# [DATA SECTION]
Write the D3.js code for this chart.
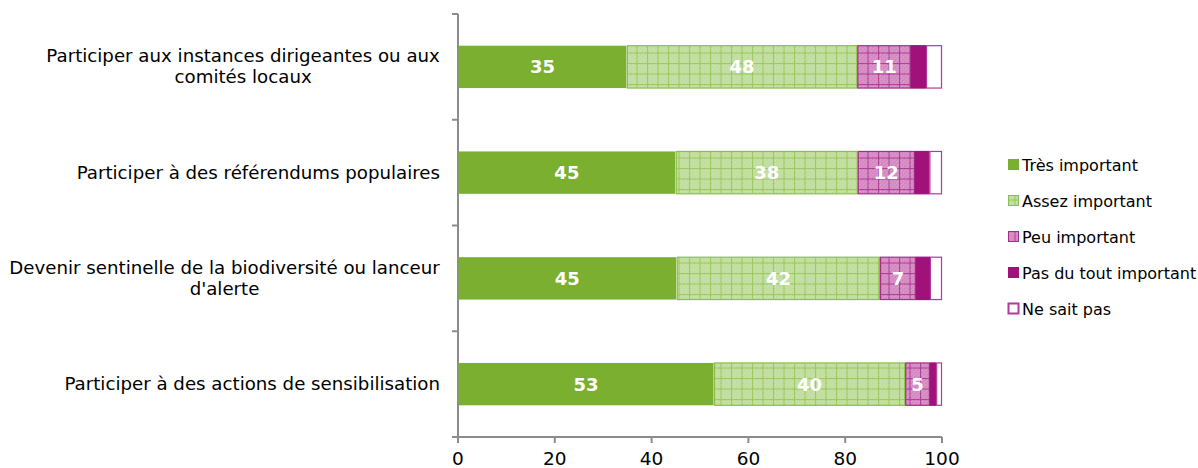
<!DOCTYPE html>
<html>
<head>
<meta charset="utf-8">
<script src="https://cdn.jsdelivr.net/npm/d3@7"></script>
<style>
  body { margin: 0; background: #fff; }
  text { font-family: "DejaVu Sans", Verdana, sans-serif; }
</style>
</head>
<body>
<svg id="chart"></svg>
<script>
// data
var categories = [
  ["Participer aux instances dirigeantes ou aux", "comités locaux"],
  ["Participer à des référendums populaires"],
  ["Devenir sentinelle de la biodiversité ou lanceur", "d'alerte"],
  ["Participer à des actions de sensibilisation"]
];
var seriesNames = ["Très important", "Assez important", "Peu important", "Pas du tout important", "Ne sait pas"];
var tresImportant = [34.9, 45.0, 45.2, 52.9];
var assezImportant = [47.6, 37.6, 42.0, 39.5];
var peuImportant = [11.1, 11.8, 7.4, 5.1];
var pasDuTout = [3.1, 3.0, 2.9, 1.3];
var neSaitPas = [3.3, 2.6, 2.5, 1.2];
var xTicks = [0, 20, 40, 60, 80, 100];

var width = 1198, height = 468;
var svg = d3.select("#chart").attr("width", width).attr("height", height);

var plotLeft = 458, plotRight = 942, plotTop = 14, plotBottom = 437;

var x = d3.scaleLinear().domain([0, 100]).range([plotLeft, plotRight]);
var y = d3.scaleBand().domain(d3.range(categories.length)).range([plotTop, plotBottom])
  .paddingInner(0.59).paddingOuter(0.295);

var green = "#7aaf30", magenta = "#a0117a";

// patterns (grid + fine dither, like the office hatch fills)
var defs = svg.append("defs");
function gridPattern(id, base, dark, light, line) {
  var p = defs.append("pattern").attr("id", id)
    .attr("patternUnits", "userSpaceOnUse").attr("width", 10.5).attr("height", 10.5)
    .attr("x", plotLeft).attr("y", 0);
  p.append("rect").attr("width", 10.5).attr("height", 10.5).attr("fill", base);
  for (var i = 0; i < 5; i++) {
    for (var j = 0; j < 5; j++) {
      if ((i + j) % 2 == 0) {
        p.append("rect").attr("x", 1 + i * 2).attr("y", 1 + j * 2).attr("width", 1).attr("height", 1).attr("fill", dark);
        p.append("rect").attr("x", 2 + i * 2).attr("y", 2 + j * 2).attr("width", 1).attr("height", 1).attr("fill", light);
      }
    }
  }
  p.append("rect").attr("x", 0).attr("y", 0).attr("width", 1).attr("height", 10.5).attr("fill", line);
  p.append("rect").attr("x", 0).attr("y", 0).attr("width", 10.5).attr("height", 1).attr("fill", line);
}
gridPattern("assez", "#c3dfa2", "#b0d386", "#d6eabd", "#9cca60");
gridPattern("peu", "#d68ec4", "#c36aaf", "#e8b2da", "#b0409a");

var fills = [green, "url(#assez)", "url(#peu)", magenta, "#fff"];
var strokes = [green, "#8cbf4a", "#a52e87", magenta, "#b3399a"];

var table = categories.map(function (c, i) {
  return {
    idx: i,
    "Très important": tresImportant[i],
    "Assez important": assezImportant[i],
    "Peu important": peuImportant[i],
    "Pas du tout important": pasDuTout[i],
    "Ne sait pas": neSaitPas[i]
  };
});
var stacked = d3.stack().keys(seriesNames)(table);

// axes lines
var axisColor = "#8c8c8c";
svg.append("line").attr("x1", plotLeft).attr("x2", plotLeft).attr("y1", plotTop).attr("y2", plotBottom)
  .attr("stroke", axisColor).attr("stroke-width", 2);
svg.append("line").attr("x1", plotLeft - 6).attr("x2", plotRight).attr("y1", plotBottom).attr("y2", plotBottom)
  .attr("stroke", axisColor).attr("stroke-width", 2);

var step = y.step();
var yTickPos = d3.range(categories.length + 1).map(function (i) { return plotTop + i * step; });
svg.selectAll(".ytick").data(yTickPos).enter().append("line")
  .attr("x1", plotLeft - 6).attr("x2", plotLeft).attr("y1", function (d) { return d; }).attr("y2", function (d) { return d; })
  .attr("stroke", axisColor).attr("stroke-width", 2);

svg.selectAll(".xtick").data(xTicks).enter().append("line")
  .attr("x1", function (d) { return x(d); }).attr("x2", function (d) { return x(d); })
  .attr("y1", plotBottom).attr("y2", plotBottom + 6)
  .attr("stroke", axisColor).attr("stroke-width", 2);
svg.selectAll(".xlabel").data(xTicks).enter().append("text")
  .attr("x", function (d) { return x(d); }).attr("y", 465)
  .attr("text-anchor", "middle").attr("font-size", 18.5).attr("fill", "#000")
  .text(function (d) { return d; });

// bars
var groups = svg.selectAll(".series").data(stacked).enter().append("g");
groups.each(function (s, si) {
  d3.select(this).selectAll("rect").data(s).enter().append("rect")
    .attr("x", function (d) { return x(d[0]) + 0.5; })
    .attr("y", function (d, i) { return y(i) + 0.5; })
    .attr("width", function (d) { return Math.max(0, x(d[1]) - x(d[0]) - 1); })
    .attr("height", y.bandwidth() - 1)
    .attr("fill", fills[si])
    .attr("stroke", strokes[si])
    .attr("stroke-width", si == 0 ? 0 : 1.2);
  if (si < 3) {
    d3.select(this).selectAll("text").data(s).enter().append("text")
      .attr("x", function (d) { return (x(d[0]) + x(d[1])) / 2; })
      .attr("y", function (d, i) { return y(i) + y.bandwidth() / 2 + 6.5; })
      .attr("text-anchor", "middle").attr("font-size", 18).attr("font-weight", "bold")
      .attr("fill", "#fff")
      .text(function (d) { return Math.round(d[1] - d[0]); });
  }
});

// category labels
categories.forEach(function (lines, i) {
  var cy = y(i) + y.bandwidth() / 2;
  var t = svg.append("text").attr("font-size", 18.2).attr("fill", "#000").attr("text-anchor", "middle");
  var n = lines.length;
  lines.forEach(function (ln, k) {
    t.append("tspan").text(ln).attr("x", 0).attr("y", cy + 6 + (k - (n - 1) / 2) * 21);
  });
  var w = t.node().getBBox().width;
  t.selectAll("tspan").attr("x", 440 - w / 2);
});

// legend
var legend = svg.append("g");
seriesNames.forEach(function (name, i) {
  var ly = 165 + i * 36;
  legend.append("rect").attr("x", 1008.5).attr("y", ly - 5.5).attr("width", 10).attr("height", 10)
    .attr("fill", fills[i]).attr("stroke", strokes[i]).attr("stroke-width", i == 4 ? 2 : 1);
  legend.append("text").attr("x", 1022).attr("y", ly + 5.5).attr("font-size", 16).attr("fill", "#000").text(name);
});
</script>
</body>
</html>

# [WHAT IS EXPECTED]
Write out the whole listing again, exactly, with no pictures.

# [TASK RESPONSE]
Write the D3.js code for this chart.
<!DOCTYPE html>
<html>
<head>
<meta charset="utf-8">
<script src="https://cdn.jsdelivr.net/npm/d3@7"></script>
<style>
  body { margin: 0; background: #fff; }
  text { font-family: "DejaVu Sans", Verdana, sans-serif; }
</style>
</head>
<body>
<svg id="chart"></svg>
<script>
// data
var categories = [
  ["Participer aux instances dirigeantes ou aux", "comités locaux"],
  ["Participer à des référendums populaires"],
  ["Devenir sentinelle de la biodiversité ou lanceur", "d'alerte"],
  ["Participer à des actions de sensibilisation"]
];
var seriesNames = ["Très important", "Assez important", "Peu important", "Pas du tout important", "Ne sait pas"];
var tresImportant = [34.9, 45.0, 45.2, 52.9];
var assezImportant = [47.6, 37.6, 42.0, 39.5];
var peuImportant = [11.1, 11.8, 7.4, 5.1];
var pasDuTout = [3.1, 3.0, 2.9, 1.3];
var neSaitPas = [3.3, 2.6, 2.5, 1.2];
var xTicks = [0, 20, 40, 60, 80, 100];

var width = 1198, height = 468;
var svg = d3.select("#chart").attr("width", width).attr("height", height);

var plotLeft = 458, plotRight = 942, plotTop = 14, plotBottom = 437;

var x = d3.scaleLinear().domain([0, 100]).range([plotLeft, plotRight]);
var y = d3.scaleBand().domain(d3.range(categories.length)).range([plotTop, plotBottom])
  .paddingInner(0.59).paddingOuter(0.295);

var green = "#7aaf30", magenta = "#a0117a";

// patterns (grid + fine dither, like the office hatch fills)
var defs = svg.append("defs");
function gridPattern(id, base, dark, light, line) {
  var p = defs.append("pattern").attr("id", id)
    .attr("patternUnits", "userSpaceOnUse").attr("width", 10.5).attr("height", 10.5)
    .attr("x", plotLeft).attr("y", 0);
  p.append("rect").attr("width", 10.5).attr("height", 10.5).attr("fill", base);
  for (var i = 0; i < 5; i++) {
    for (var j = 0; j < 5; j++) {
      if ((i + j) % 2 == 0) {
        p.append("rect").attr("x", 1 + i * 2).attr("y", 1 + j * 2).attr("width", 1).attr("height", 1).attr("fill", dark);
        p.append("rect").attr("x", 2 + i * 2).attr("y", 2 + j * 2).attr("width", 1).attr("height", 1).attr("fill", light);
      }
    }
  }
  p.append("rect").attr("x", 0).attr("y", 0).attr("width", 1).attr("height", 10.5).attr("fill", line);
  p.append("rect").attr("x", 0).attr("y", 0).attr("width", 10.5).attr("height", 1).attr("fill", line);
}
gridPattern("assez", "#c3dfa2", "#b0d386", "#d6eabd", "#9cca60");
gridPattern("peu", "#d68ec4", "#c36aaf", "#e8b2da", "#b0409a");

var fills = [green, "url(#assez)", "url(#peu)", magenta, "#fff"];
var strokes = [green, "#8cbf4a", "#a52e87", magenta, "#b3399a"];

var table = categories.map(function (c, i) {
  return {
    idx: i,
    "Très important": tresImportant[i],
    "Assez important": assezImportant[i],
    "Peu important": peuImportant[i],
    "Pas du tout important": pasDuTout[i],
    "Ne sait pas": neSaitPas[i]
  };
});
var stacked = d3.stack().keys(seriesNames)(table);

// axes lines
var axisColor = "#8c8c8c";
svg.append("line").attr("x1", plotLeft).attr("x2", plotLeft).attr("y1", plotTop).attr("y2", plotBottom)
  .attr("stroke", axisColor).attr("stroke-width", 2);
svg.append("line").attr("x1", plotLeft - 6).attr("x2", plotRight).attr("y1", plotBottom).attr("y2", plotBottom)
  .attr("stroke", axisColor).attr("stroke-width", 2);

var step = y.step();
var yTickPos = d3.range(categories.length + 1).map(function (i) { return plotTop + i * step; });
svg.selectAll(".ytick").data(yTickPos).enter().append("line")
  .attr("x1", plotLeft - 6).attr("x2", plotLeft).attr("y1", function (d) { return d; }).attr("y2", function (d) { return d; })
  .attr("stroke", axisColor).attr("stroke-width", 2);

svg.selectAll(".xtick").data(xTicks).enter().append("line")
  .attr("x1", function (d) { return x(d); }).attr("x2", function (d) { return x(d); })
  .attr("y1", plotBottom).attr("y2", plotBottom + 6)
  .attr("stroke", axisColor).attr("stroke-width", 2);
svg.selectAll(".xlabel").data(xTicks).enter().append("text")
  .attr("x", function (d) { return x(d); }).attr("y", 465)
  .attr("text-anchor", "middle").attr("font-size", 18.5).attr("fill", "#000")
  .text(function (d) { return d; });

// bars
var groups = svg.selectAll(".series").data(stacked).enter().append("g");
groups.each(function (s, si) {
  d3.select(this).selectAll("rect").data(s).enter().append("rect")
    .attr("x", function (d) { return x(d[0]) + 0.5; })
    .attr("y", function (d, i) { return y(i) + 0.5; })
    .attr("width", function (d) { return Math.max(0, x(d[1]) - x(d[0]) - 1); })
    .attr("height", y.bandwidth() - 1)
    .attr("fill", fills[si])
    .attr("stroke", strokes[si])
    .attr("stroke-width", si == 0 ? 0 : 1.2);
  if (si < 3) {
    d3.select(this).selectAll("text").data(s).enter().append("text")
      .attr("x", function (d) { return (x(d[0]) + x(d[1])) / 2; })
      .attr("y", function (d, i) { return y(i) + y.bandwidth() / 2 + 6.5; })
      .attr("text-anchor", "middle").attr("font-size", 18).attr("font-weight", "bold")
      .attr("fill", "#fff")
      .text(function (d) { return Math.round(d[1] - d[0]); });
  }
});

// category labels
categories.forEach(function (lines, i) {
  var cy = y(i) + y.bandwidth() / 2;
  var t = svg.append("text").attr("font-size", 18.2).attr("fill", "#000").attr("text-anchor", "middle");
  var n = lines.length;
  lines.forEach(function (ln, k) {
    t.append("tspan").text(ln).attr("x", 0).attr("y", cy + 6 + (k - (n - 1) / 2) * 21);
  });
  var w = t.node().getBBox().width;
  t.selectAll("tspan").attr("x", 440 - w / 2);
});

// legend
var legend = svg.append("g");
seriesNames.forEach(function (name, i) {
  var ly = 165 + i * 36;
  legend.append("rect").attr("x", 1008.5).attr("y", ly - 5.5).attr("width", 10).attr("height", 10)
    .attr("fill", fills[i]).attr("stroke", strokes[i]).attr("stroke-width", i == 4 ? 2 : 1);
  legend.append("text").attr("x", 1022).attr("y", ly + 5.5).attr("font-size", 16).attr("fill", "#000").text(name);
});
</script>
</body>
</html>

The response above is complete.